▶ What is asked:
Starting at the top of the listing, extract every line up to and including the one with "plt.rcParams['mathtext.fontset'] = 'dejavuserif'". Pictures stay out of the copy.

[Stored data]
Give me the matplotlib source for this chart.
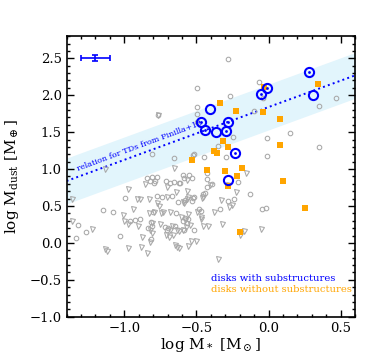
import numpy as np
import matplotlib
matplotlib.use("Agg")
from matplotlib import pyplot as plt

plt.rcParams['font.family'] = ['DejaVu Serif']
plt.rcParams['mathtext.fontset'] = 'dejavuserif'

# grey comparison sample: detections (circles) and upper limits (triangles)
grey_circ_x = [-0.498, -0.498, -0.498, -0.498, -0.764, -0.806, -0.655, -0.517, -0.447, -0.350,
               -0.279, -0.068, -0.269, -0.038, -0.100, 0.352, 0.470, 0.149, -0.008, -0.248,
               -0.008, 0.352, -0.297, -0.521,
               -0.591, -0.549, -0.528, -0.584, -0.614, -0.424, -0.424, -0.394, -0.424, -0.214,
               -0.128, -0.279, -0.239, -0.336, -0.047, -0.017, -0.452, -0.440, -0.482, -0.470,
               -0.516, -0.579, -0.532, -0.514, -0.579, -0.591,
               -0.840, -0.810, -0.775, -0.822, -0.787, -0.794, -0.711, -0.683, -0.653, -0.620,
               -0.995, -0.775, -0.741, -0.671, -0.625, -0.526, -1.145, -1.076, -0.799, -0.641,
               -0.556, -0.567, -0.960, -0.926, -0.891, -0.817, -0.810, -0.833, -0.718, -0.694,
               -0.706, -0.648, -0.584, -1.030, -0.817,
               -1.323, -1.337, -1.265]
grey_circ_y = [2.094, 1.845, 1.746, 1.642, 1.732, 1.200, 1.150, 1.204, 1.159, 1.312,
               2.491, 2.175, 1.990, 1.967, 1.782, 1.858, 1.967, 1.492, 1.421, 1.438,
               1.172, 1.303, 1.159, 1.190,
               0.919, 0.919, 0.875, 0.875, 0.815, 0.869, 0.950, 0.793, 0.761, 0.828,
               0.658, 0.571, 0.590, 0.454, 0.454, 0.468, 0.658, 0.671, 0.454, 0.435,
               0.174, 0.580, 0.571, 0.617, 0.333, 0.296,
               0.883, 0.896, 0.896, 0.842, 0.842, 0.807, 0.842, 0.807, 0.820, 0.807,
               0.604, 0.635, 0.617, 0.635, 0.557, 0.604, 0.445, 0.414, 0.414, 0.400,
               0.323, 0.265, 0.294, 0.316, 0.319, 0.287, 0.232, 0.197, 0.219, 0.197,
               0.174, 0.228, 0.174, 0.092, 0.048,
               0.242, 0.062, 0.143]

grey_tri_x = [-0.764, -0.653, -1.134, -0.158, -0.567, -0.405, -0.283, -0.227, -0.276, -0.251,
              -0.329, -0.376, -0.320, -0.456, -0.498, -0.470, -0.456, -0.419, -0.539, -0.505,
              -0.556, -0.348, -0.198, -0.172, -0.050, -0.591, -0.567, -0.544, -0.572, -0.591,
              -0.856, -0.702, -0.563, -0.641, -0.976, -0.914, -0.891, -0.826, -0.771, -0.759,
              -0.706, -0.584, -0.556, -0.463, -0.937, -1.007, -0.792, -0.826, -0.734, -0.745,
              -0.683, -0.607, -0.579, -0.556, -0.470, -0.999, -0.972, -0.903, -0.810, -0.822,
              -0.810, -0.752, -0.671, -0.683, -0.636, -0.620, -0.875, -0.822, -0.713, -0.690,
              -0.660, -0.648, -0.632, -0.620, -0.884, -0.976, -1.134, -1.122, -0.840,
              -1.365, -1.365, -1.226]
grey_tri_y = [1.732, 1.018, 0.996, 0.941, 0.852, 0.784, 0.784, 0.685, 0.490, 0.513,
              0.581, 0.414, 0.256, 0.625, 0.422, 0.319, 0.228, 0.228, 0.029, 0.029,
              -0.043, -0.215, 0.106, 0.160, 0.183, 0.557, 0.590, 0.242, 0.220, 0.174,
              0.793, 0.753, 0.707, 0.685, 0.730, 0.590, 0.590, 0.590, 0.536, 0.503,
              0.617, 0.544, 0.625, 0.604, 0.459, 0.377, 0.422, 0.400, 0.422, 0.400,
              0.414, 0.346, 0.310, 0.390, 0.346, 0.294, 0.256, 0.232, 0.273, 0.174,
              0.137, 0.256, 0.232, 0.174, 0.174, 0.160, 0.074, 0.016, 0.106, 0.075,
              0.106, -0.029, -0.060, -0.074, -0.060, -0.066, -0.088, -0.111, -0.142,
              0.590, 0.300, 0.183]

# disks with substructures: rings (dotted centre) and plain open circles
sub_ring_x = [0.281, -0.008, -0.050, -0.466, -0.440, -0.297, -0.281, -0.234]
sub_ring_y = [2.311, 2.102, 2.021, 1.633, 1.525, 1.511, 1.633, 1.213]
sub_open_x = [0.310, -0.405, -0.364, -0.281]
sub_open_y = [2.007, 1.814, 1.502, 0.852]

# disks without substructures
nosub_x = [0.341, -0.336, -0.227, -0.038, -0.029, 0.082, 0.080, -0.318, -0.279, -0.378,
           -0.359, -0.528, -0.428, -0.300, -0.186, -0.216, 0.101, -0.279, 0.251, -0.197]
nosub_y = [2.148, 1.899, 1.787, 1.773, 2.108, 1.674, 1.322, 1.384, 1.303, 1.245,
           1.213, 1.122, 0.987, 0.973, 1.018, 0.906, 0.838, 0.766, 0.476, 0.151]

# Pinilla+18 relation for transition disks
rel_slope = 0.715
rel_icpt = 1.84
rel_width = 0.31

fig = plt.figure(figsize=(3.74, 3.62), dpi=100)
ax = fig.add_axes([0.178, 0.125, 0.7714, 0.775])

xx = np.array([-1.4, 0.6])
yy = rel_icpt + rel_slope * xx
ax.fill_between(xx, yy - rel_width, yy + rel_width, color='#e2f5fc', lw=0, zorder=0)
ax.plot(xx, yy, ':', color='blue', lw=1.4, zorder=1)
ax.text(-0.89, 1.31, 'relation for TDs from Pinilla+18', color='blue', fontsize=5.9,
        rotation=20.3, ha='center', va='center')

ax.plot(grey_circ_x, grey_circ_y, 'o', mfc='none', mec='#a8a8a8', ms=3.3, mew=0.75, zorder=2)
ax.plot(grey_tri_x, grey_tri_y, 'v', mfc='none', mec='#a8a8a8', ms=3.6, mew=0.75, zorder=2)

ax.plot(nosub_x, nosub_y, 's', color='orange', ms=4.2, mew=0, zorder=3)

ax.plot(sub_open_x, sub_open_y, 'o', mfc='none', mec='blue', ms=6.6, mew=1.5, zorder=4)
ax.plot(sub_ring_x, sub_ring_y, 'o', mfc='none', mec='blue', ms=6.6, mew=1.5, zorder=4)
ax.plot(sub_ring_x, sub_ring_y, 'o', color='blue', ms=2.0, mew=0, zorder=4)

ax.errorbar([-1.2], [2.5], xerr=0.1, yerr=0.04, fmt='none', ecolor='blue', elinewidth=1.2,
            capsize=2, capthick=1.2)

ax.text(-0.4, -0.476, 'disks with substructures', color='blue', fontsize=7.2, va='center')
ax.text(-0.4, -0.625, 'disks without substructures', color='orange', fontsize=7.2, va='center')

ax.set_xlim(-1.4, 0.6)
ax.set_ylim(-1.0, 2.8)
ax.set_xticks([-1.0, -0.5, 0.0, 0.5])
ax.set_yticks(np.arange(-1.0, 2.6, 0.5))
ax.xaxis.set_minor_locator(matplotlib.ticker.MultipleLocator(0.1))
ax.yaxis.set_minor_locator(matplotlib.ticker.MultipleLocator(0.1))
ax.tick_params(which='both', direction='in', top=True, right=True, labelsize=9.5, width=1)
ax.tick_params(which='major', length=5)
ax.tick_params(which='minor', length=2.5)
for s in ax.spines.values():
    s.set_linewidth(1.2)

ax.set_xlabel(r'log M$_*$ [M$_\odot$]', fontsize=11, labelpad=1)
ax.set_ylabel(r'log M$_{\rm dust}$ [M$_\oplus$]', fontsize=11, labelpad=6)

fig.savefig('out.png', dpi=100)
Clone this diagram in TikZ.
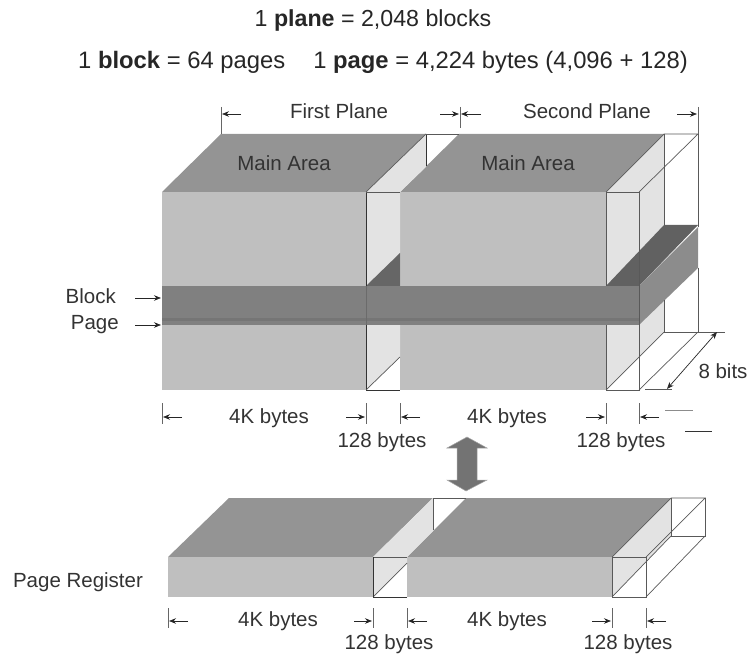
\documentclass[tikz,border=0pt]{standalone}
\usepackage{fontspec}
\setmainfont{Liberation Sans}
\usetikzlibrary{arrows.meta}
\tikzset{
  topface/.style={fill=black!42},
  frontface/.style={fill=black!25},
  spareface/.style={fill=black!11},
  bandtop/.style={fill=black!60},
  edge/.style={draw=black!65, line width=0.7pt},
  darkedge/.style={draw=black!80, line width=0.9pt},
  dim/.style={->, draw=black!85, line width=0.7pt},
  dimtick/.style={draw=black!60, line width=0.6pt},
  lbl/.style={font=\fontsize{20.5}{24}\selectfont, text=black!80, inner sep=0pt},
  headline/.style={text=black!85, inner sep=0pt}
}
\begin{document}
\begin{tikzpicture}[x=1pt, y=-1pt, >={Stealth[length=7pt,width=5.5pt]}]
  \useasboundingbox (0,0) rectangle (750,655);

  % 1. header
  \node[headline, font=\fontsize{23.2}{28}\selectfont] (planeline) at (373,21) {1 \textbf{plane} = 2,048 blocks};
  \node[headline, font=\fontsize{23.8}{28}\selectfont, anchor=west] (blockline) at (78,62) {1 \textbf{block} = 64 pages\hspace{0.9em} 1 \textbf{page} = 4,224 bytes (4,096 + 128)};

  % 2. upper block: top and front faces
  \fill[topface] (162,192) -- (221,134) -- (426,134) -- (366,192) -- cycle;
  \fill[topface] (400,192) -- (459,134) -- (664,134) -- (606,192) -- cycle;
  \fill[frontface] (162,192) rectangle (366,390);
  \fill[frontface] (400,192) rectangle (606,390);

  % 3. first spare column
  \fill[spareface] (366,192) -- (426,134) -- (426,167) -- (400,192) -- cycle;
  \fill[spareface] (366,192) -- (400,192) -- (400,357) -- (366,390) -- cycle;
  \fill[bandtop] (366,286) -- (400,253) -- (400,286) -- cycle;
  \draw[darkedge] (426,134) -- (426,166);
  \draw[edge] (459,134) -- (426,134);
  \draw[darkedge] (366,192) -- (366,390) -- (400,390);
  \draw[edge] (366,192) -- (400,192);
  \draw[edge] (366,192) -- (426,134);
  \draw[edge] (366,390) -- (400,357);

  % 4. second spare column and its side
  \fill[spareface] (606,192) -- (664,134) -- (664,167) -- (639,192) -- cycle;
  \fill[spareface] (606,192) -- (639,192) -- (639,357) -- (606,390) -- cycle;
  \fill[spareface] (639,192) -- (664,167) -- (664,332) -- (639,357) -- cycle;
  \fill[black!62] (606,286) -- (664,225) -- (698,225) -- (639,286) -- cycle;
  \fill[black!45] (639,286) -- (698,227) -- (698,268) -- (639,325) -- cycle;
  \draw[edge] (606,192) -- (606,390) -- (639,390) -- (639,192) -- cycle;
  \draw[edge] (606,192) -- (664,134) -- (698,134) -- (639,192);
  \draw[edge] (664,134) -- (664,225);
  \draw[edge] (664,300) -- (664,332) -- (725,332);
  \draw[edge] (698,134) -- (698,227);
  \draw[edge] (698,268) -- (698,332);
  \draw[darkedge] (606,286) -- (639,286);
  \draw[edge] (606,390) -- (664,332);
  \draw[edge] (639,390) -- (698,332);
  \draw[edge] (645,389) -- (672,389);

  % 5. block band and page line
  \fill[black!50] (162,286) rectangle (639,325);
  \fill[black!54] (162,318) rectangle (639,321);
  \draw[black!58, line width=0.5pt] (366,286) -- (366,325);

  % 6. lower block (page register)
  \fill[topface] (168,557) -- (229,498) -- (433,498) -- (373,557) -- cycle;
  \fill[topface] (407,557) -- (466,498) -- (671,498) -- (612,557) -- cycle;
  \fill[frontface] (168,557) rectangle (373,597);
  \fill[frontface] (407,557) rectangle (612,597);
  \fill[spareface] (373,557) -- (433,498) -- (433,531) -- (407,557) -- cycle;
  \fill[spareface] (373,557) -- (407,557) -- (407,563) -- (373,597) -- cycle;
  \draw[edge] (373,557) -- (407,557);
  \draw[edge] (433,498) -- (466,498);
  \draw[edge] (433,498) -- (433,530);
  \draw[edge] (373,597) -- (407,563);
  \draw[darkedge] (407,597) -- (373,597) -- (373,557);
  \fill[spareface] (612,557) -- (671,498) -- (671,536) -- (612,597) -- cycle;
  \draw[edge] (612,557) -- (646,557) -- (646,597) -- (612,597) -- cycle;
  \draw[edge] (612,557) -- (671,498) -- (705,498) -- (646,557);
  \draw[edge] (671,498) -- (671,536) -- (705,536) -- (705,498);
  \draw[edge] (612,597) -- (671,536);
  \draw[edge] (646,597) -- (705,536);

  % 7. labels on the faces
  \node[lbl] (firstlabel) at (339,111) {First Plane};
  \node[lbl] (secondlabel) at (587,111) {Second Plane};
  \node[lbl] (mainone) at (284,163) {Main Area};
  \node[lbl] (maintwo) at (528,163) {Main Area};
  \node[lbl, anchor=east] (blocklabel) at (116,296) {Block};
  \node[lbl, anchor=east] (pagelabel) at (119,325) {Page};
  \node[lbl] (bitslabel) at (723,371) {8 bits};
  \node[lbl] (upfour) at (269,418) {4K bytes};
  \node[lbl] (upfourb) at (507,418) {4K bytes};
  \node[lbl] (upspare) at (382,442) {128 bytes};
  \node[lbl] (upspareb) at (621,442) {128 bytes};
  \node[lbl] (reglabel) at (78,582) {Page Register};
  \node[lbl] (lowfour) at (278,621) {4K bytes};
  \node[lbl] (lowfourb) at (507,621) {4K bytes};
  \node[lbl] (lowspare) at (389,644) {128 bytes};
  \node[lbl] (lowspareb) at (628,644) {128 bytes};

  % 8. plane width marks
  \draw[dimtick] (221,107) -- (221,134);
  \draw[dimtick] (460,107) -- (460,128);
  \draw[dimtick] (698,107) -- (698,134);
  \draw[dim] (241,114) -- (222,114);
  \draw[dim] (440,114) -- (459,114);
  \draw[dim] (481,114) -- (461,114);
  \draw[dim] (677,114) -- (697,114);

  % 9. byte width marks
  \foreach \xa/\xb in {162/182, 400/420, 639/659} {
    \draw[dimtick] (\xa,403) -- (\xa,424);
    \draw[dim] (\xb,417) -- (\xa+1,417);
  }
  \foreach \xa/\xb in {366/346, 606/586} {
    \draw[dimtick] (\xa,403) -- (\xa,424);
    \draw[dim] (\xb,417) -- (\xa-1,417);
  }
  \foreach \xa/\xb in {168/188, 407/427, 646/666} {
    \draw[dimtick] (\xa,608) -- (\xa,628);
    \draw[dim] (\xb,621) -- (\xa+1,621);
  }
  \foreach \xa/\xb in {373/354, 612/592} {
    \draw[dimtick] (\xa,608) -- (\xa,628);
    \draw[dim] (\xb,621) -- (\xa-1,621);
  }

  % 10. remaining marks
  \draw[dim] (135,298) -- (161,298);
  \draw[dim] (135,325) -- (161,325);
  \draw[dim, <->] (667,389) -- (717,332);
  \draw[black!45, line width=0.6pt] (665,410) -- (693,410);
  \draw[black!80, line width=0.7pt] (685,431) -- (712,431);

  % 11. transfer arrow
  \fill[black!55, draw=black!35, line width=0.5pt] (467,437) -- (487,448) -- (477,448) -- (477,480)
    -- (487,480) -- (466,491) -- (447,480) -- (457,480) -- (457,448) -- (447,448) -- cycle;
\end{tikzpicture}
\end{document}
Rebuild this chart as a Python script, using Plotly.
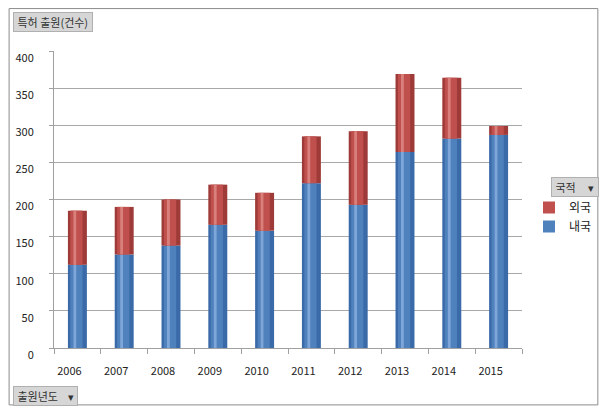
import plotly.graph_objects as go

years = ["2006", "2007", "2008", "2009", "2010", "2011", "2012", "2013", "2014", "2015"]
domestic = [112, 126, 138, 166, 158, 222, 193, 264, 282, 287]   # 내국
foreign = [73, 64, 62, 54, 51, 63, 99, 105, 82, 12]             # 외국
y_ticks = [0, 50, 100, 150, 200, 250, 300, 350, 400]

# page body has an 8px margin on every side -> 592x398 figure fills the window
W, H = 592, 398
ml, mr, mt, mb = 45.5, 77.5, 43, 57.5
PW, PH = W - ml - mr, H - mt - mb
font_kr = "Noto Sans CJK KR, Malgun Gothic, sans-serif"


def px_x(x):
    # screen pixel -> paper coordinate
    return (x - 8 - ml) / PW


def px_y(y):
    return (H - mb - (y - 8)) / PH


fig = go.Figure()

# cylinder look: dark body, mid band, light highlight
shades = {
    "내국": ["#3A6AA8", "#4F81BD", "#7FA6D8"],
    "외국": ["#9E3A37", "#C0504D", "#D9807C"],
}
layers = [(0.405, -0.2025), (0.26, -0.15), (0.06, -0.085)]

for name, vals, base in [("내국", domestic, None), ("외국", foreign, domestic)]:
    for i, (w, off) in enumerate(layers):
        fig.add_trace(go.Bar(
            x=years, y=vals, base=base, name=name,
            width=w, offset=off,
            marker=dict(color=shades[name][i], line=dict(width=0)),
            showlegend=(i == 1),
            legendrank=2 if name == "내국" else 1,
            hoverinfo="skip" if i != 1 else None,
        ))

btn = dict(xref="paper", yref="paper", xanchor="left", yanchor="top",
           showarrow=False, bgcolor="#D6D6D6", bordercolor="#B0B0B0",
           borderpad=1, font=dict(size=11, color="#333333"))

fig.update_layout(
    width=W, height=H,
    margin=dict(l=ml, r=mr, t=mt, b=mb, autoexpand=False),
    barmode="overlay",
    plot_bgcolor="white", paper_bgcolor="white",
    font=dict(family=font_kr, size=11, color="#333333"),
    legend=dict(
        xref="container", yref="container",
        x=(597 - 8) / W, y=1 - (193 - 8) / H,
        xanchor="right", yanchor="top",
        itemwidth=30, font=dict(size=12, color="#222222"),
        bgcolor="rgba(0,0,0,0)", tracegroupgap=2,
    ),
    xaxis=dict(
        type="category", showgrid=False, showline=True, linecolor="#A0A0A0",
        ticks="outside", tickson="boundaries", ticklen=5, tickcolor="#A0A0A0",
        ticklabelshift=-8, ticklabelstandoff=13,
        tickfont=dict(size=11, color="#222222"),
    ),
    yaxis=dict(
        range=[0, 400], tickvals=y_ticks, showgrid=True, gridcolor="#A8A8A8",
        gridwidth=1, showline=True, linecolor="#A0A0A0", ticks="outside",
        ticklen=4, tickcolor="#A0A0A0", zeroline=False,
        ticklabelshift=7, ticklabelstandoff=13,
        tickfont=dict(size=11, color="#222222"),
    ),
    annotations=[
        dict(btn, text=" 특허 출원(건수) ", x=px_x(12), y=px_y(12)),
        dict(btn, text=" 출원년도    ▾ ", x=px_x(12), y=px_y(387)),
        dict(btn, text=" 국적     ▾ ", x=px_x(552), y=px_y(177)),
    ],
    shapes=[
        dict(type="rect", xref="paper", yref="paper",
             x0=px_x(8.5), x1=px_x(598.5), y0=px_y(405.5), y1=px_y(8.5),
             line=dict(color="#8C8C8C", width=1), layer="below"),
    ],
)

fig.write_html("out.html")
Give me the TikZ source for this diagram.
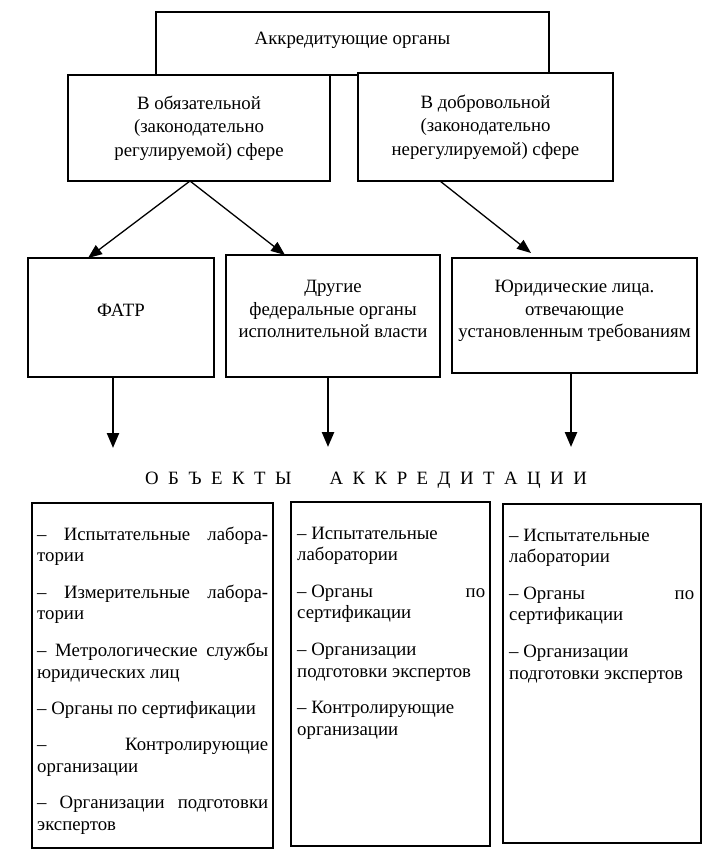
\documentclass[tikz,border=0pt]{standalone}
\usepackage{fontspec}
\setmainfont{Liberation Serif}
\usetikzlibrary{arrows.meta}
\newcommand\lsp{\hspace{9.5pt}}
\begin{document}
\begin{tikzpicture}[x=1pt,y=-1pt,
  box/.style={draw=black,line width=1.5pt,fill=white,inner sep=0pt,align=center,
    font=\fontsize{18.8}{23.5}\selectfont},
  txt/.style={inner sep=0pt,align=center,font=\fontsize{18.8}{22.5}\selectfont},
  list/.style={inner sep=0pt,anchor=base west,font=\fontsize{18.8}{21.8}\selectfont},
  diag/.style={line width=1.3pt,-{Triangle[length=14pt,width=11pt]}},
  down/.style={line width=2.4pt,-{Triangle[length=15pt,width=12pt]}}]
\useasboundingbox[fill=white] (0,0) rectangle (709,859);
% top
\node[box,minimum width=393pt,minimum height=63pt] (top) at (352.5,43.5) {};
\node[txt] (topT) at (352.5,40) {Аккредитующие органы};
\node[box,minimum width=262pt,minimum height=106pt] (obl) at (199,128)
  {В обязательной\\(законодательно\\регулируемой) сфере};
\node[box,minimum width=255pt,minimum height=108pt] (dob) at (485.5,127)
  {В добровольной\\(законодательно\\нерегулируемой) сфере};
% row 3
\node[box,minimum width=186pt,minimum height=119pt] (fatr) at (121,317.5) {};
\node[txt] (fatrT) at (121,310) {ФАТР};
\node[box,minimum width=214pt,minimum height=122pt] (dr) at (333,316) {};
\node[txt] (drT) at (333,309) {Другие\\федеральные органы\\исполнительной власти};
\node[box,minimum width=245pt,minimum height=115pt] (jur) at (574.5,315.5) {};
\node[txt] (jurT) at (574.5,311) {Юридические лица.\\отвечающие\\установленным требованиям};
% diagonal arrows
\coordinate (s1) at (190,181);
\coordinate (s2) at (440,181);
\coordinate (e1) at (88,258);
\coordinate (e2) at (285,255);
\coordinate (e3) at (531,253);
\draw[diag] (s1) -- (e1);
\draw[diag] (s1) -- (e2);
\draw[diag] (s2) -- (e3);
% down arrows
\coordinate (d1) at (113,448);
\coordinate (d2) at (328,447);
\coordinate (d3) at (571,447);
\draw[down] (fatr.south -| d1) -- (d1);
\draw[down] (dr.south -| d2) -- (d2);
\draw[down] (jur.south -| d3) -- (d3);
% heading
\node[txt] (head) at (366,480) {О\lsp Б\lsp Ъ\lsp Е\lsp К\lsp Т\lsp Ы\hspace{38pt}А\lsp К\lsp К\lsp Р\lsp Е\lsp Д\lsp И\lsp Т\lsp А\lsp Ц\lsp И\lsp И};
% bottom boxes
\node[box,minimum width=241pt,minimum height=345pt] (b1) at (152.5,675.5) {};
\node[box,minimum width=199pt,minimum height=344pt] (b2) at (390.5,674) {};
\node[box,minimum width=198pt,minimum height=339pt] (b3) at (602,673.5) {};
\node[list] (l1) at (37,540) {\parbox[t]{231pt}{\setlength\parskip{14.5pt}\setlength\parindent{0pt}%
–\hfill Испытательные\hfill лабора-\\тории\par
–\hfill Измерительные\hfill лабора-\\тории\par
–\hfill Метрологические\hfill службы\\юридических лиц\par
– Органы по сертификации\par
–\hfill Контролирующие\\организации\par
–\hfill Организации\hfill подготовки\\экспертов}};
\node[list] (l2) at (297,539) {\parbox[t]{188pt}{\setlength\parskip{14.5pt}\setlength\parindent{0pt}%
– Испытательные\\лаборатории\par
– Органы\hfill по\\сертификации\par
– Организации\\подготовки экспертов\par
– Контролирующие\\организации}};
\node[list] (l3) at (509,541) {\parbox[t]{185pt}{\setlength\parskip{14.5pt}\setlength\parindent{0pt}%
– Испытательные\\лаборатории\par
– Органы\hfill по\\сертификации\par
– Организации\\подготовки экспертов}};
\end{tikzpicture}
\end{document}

▶ Correct result:
Give me the matplotlib source for this chart.
import numpy as np
import matplotlib
matplotlib.use("Agg")
from matplotlib import pyplot as plt

plt.rcParams['font.family'] = ['DejaVu Serif']
plt.rcParams['mathtext.fontset'] = 'dejavuserif'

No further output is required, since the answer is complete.